Other challenges include a bureaucratic land tenure system that has been a limiting factor to plantation development; inadequate access to finance; a small domestic market; and the struggle for local processors to mechanise and expand.
The Association of Cashew Processors Ghana (ACPG) has constantly called on government to quicken the pace of setting up the Tree Crop Development Authority to deal with the many challenges within the cashew industry. According to the association, challenges such as an unfair Raw Cashew Nut (RCN) market, poor storage, lack of appropriate finance and improper relationships among some stakeholders within the industry can be dealt with by the Authority.
Data from the association show that there are more than 12 large and small-scale processing companies in the country, with over 27,000mt installed processing capacity. With the coming on board of Brazil’s largest processor, Usibras, with its 35,000mt plant, the total processing capacity is now more than 60,000mt.

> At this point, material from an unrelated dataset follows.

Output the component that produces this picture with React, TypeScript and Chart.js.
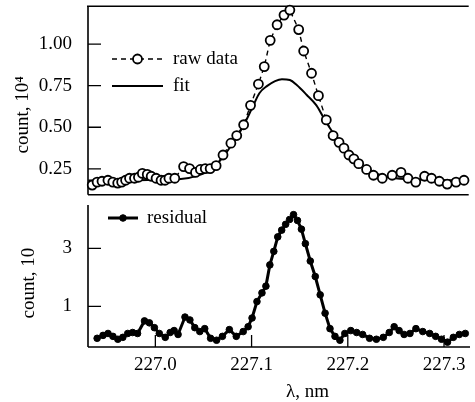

Data from GEPA also indicate that Ghana exports an average of 150,000mt of RCN annually. The NEDS envisions that by 2029 the country will reach annual local cashew harvests of at least 500,000 metric tonnes – enough to satisfy the raw material needs of local processors. Cashew processing is a source of employment to thousands of farmers, with over 65 percent being women; and about 200 jobs are generated per 1,000 tonnes of cashew.
GEPA is set to invest over US$600million during the next ten years, in a bid to diversify the economy through Non-Traditional Exports (NTEs).
The NEDS is developed around three main strategic pillars – which seek to expand and diversify the supply base for value added industrial export products and services; improve the business, regulatory environment for export; and build and expand the required human capital for industrial export development and marketing.